#### WHAT THE TASK ASKS
Write out the entire listing below exactly as it appears, minus any pictures.

#### DATASET SECTION
****************
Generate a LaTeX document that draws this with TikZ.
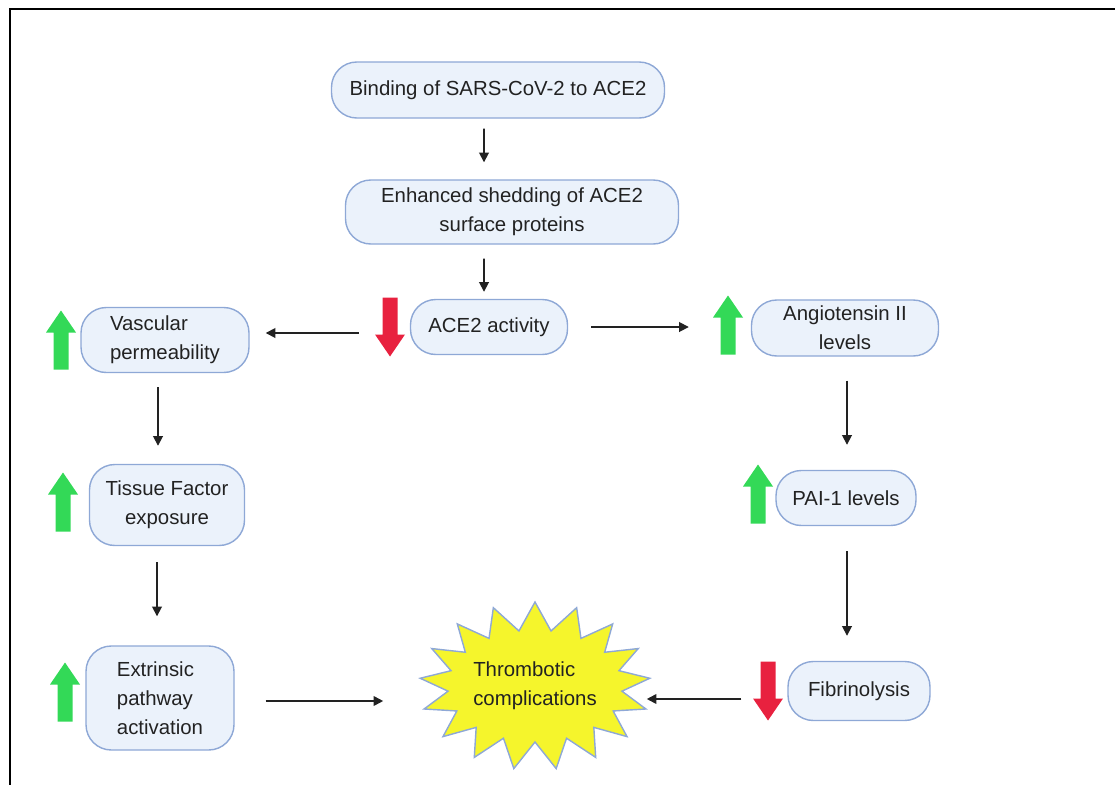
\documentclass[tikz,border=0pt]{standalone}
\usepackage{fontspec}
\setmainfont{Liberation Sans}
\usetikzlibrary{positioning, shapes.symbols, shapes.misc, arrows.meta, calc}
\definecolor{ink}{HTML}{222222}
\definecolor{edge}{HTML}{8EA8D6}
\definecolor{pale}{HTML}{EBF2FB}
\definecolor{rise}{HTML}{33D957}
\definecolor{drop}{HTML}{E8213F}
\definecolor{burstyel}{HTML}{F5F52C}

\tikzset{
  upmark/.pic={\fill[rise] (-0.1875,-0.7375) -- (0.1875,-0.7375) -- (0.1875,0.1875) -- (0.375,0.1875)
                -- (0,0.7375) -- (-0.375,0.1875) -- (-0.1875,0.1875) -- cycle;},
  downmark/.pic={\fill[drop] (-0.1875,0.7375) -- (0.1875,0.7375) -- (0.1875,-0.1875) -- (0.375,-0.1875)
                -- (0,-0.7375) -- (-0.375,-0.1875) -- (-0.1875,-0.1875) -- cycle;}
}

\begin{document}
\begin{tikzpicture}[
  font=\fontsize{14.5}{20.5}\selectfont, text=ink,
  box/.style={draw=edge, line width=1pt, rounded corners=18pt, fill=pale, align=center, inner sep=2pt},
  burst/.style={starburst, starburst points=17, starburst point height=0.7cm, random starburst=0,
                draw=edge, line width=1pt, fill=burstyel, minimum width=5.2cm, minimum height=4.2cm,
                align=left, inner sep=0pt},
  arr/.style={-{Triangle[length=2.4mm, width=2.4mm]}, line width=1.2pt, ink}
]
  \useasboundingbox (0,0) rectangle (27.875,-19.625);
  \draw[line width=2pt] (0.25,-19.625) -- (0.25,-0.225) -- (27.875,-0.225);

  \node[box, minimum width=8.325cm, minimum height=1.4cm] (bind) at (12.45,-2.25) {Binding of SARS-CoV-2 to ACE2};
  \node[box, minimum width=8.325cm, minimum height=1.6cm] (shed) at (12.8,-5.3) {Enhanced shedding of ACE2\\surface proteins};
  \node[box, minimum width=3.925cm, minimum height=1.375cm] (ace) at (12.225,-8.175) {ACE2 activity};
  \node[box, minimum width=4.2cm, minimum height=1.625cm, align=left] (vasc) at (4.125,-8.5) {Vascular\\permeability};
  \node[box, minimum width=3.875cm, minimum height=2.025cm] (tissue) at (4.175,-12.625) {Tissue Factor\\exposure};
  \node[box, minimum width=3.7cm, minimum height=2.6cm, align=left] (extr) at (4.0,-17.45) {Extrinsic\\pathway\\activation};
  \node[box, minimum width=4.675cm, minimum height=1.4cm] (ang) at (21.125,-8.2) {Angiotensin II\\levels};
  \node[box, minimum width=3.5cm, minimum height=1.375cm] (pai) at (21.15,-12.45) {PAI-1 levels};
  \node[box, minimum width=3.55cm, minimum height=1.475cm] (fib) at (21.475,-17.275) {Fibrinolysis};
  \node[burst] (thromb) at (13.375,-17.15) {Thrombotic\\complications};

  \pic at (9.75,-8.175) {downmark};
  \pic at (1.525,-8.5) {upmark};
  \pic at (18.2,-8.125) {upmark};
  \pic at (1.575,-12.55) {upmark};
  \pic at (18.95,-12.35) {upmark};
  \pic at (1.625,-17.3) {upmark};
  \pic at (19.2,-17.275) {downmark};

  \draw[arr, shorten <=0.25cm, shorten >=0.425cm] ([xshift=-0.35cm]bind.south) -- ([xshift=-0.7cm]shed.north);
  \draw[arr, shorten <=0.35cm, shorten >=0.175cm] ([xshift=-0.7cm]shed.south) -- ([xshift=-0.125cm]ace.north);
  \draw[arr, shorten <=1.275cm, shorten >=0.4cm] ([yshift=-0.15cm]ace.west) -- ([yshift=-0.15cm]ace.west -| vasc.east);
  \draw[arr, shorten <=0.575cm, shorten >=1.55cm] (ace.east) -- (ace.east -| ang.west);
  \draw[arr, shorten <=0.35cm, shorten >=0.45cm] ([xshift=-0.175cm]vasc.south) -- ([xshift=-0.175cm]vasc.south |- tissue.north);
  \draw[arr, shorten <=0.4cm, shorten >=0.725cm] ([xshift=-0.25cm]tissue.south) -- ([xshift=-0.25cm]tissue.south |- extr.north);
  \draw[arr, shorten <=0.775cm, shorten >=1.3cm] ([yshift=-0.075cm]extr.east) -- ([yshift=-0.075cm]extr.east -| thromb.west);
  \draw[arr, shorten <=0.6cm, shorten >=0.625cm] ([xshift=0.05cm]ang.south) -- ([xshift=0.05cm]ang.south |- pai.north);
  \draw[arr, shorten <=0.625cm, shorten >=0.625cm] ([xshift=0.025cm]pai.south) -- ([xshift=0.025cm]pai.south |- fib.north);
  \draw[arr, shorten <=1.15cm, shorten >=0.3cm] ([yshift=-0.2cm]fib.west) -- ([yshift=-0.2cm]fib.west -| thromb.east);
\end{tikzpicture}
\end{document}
****************
#### SOLUTION FOR THIS EXERCISE
Generate a LaTeX document that draws this with TikZ.
\documentclass[tikz,border=0pt]{standalone}
\usepackage{fontspec}
\setmainfont{Liberation Sans}
\usetikzlibrary{positioning, shapes.symbols, shapes.misc, arrows.meta, calc}
\definecolor{ink}{HTML}{222222}
\definecolor{edge}{HTML}{8EA8D6}
\definecolor{pale}{HTML}{EBF2FB}
\definecolor{rise}{HTML}{33D957}
\definecolor{drop}{HTML}{E8213F}
\definecolor{burstyel}{HTML}{F5F52C}

\tikzset{
  upmark/.pic={\fill[rise] (-0.1875,-0.7375) -- (0.1875,-0.7375) -- (0.1875,0.1875) -- (0.375,0.1875)
                -- (0,0.7375) -- (-0.375,0.1875) -- (-0.1875,0.1875) -- cycle;},
  downmark/.pic={\fill[drop] (-0.1875,0.7375) -- (0.1875,0.7375) -- (0.1875,-0.1875) -- (0.375,-0.1875)
                -- (0,-0.7375) -- (-0.375,-0.1875) -- (-0.1875,-0.1875) -- cycle;}
}

\begin{document}
\begin{tikzpicture}[
  font=\fontsize{14.5}{20.5}\selectfont, text=ink,
  box/.style={draw=edge, line width=1pt, rounded corners=18pt, fill=pale, align=center, inner sep=2pt},
  burst/.style={starburst, starburst points=17, starburst point height=0.7cm, random starburst=0,
                draw=edge, line width=1pt, fill=burstyel, minimum width=5.2cm, minimum height=4.2cm,
                align=left, inner sep=0pt},
  arr/.style={-{Triangle[length=2.4mm, width=2.4mm]}, line width=1.2pt, ink}
]
  \useasboundingbox (0,0) rectangle (27.875,-19.625);
  \draw[line width=2pt] (0.25,-19.625) -- (0.25,-0.225) -- (27.875,-0.225);

  \node[box, minimum width=8.325cm, minimum height=1.4cm] (bind) at (12.45,-2.25) {Binding of SARS-CoV-2 to ACE2};
  \node[box, minimum width=8.325cm, minimum height=1.6cm] (shed) at (12.8,-5.3) {Enhanced shedding of ACE2\\surface proteins};
  \node[box, minimum width=3.925cm, minimum height=1.375cm] (ace) at (12.225,-8.175) {ACE2 activity};
  \node[box, minimum width=4.2cm, minimum height=1.625cm, align=left] (vasc) at (4.125,-8.5) {Vascular\\permeability};
  \node[box, minimum width=3.875cm, minimum height=2.025cm] (tissue) at (4.175,-12.625) {Tissue Factor\\exposure};
  \node[box, minimum width=3.7cm, minimum height=2.6cm, align=left] (extr) at (4.0,-17.45) {Extrinsic\\pathway\\activation};
  \node[box, minimum width=4.675cm, minimum height=1.4cm] (ang) at (21.125,-8.2) {Angiotensin II\\levels};
  \node[box, minimum width=3.5cm, minimum height=1.375cm] (pai) at (21.15,-12.45) {PAI-1 levels};
  \node[box, minimum width=3.55cm, minimum height=1.475cm] (fib) at (21.475,-17.275) {Fibrinolysis};
  \node[burst] (thromb) at (13.375,-17.15) {Thrombotic\\complications};

  \pic at (9.75,-8.175) {downmark};
  \pic at (1.525,-8.5) {upmark};
  \pic at (18.2,-8.125) {upmark};
  \pic at (1.575,-12.55) {upmark};
  \pic at (18.95,-12.35) {upmark};
  \pic at (1.625,-17.3) {upmark};
  \pic at (19.2,-17.275) {downmark};

  \draw[arr, shorten <=0.25cm, shorten >=0.425cm] ([xshift=-0.35cm]bind.south) -- ([xshift=-0.7cm]shed.north);
  \draw[arr, shorten <=0.35cm, shorten >=0.175cm] ([xshift=-0.7cm]shed.south) -- ([xshift=-0.125cm]ace.north);
  \draw[arr, shorten <=1.275cm, shorten >=0.4cm] ([yshift=-0.15cm]ace.west) -- ([yshift=-0.15cm]ace.west -| vasc.east);
  \draw[arr, shorten <=0.575cm, shorten >=1.55cm] (ace.east) -- (ace.east -| ang.west);
  \draw[arr, shorten <=0.35cm, shorten >=0.45cm] ([xshift=-0.175cm]vasc.south) -- ([xshift=-0.175cm]vasc.south |- tissue.north);
  \draw[arr, shorten <=0.4cm, shorten >=0.725cm] ([xshift=-0.25cm]tissue.south) -- ([xshift=-0.25cm]tissue.south |- extr.north);
  \draw[arr, shorten <=0.775cm, shorten >=1.3cm] ([yshift=-0.075cm]extr.east) -- ([yshift=-0.075cm]extr.east -| thromb.west);
  \draw[arr, shorten <=0.6cm, shorten >=0.625cm] ([xshift=0.05cm]ang.south) -- ([xshift=0.05cm]ang.south |- pai.north);
  \draw[arr, shorten <=0.625cm, shorten >=0.625cm] ([xshift=0.025cm]pai.south) -- ([xshift=0.025cm]pai.south |- fib.north);
  \draw[arr, shorten <=1.15cm, shorten >=0.3cm] ([yshift=-0.2cm]fib.west) -- ([yshift=-0.2cm]fib.west -| thromb.east);
\end{tikzpicture}
\end{document}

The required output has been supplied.